Pasando la mirada por el móvil me asaltó ayer un titular, es decir, un tuit, o quizá un lema político. Decía así: "Rubiales termina la presentación de su libro a huevazos". Y me pareció un titular perfecto, pues, no sabiendo muy bien qué significaba, lo significaba todo. En esos "huevazos" tan llamativos, ahí colgados de la frase como el sanchismo de las instituciones, yo visualicé primero la entrepierna del expresidente de la Federación, muy recargada y en primer plano, igual que si el tiempo se hubiese detenido en aquel palpamiento institucional que ejecutó frente a la Infanta Sofía. Sólo un segundo después se me apareció en la memoria la imagen imponente de su cabeza pelada. Y no fue hasta pasados varios minutos, no pudiendo todavía intuir ni remotamente qué era exactamente lo que había ocurrido, que sentí en lo más profundo de mi ser que lo había sabido, básicamente, desde siempre.
En el mundo hay personajes asociados de manera indisoluble a figuras ajenas a la condición humana, a alimentos, a animales, a herramientas de jardín o a electrodomésticos, por citar a vuelapluma. Son el tipo de personas más propensas a la caricatura. Algo que, al contrario de lo que se piensa, no constituye su simplificación, sino su depuración más sofisticada. En ese sentido, bien mirado, Luis Rubiales ha sido desde siempre un huevo, aunque algunos no supiésemos verlo.
Un huevo es una piedra frágil. Un objeto volador más bien propenso a fracturarse, pero que acomete su inevitable destrucción creyéndose igual de imperturbable que una bala. De un huevo poco se puede esperar más que cascarse. Pero lo poco que se espera es que al hacerlo haga daño y deje un reguero detrás que moleste a quien lo tenga que limpiar. Un huevo es una cabeza ambigua. Algo entre vacío y relleno, de lo que no se sabe si saldrá una bendición culinaria o un tormento de salmonelosis. Es temeridad testicular. Y por eso debe de ser que si un huevo escribe un libro sea para ajustar cuentas contra todos los que alguna vez lo sostuvieron, sopesándolo pausadamente como si en su interior valiera algo.
Hay en los huevos además algo genuinamente español, como de cuadro de Velázquez. Uno lee "huevo" y ve tortillas de patata y a Jorge Javier de fondo, base para el rebozado, precios desorbitados, gallinas acuarteladas y aceite chisporroteando entre rencillas familiares.
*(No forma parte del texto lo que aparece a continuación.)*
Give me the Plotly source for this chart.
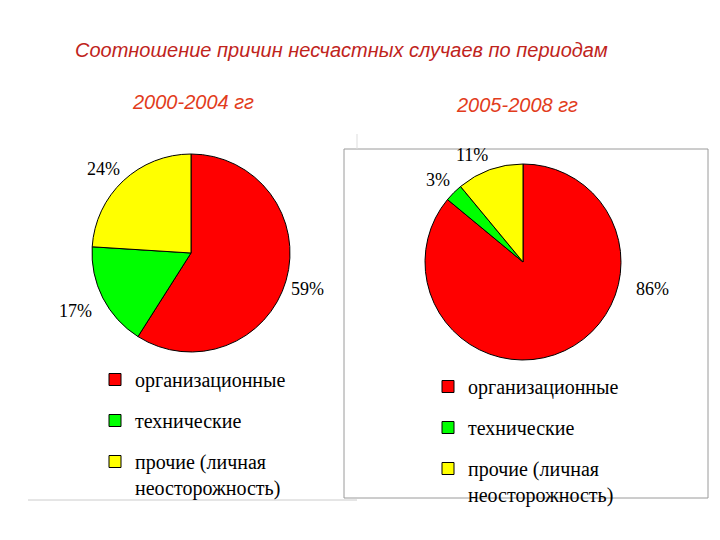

No sorprende en realidad que los Rubiales, quizá más españoles que la propia España, hayan añadido al televisivo dédalo de lo hispano a un tío arrojando huevos a su sobrino y a una madre que se niega a comerlos encerrada en una iglesia en mitad de una huelga de hambre. Los huevos, al fin y al cabo, son de rico y son de pobre. De izquierdas y de derechas. La base de nuestra alimentación. Teniendo en cuenta su relevancia en este imprescindible país, queda claro, desde luego, que hayamos dedicado tantos años de atención a un tipo que es esencialmente eso. Nada más duro, y menos caro, que un enorme y simple huevo.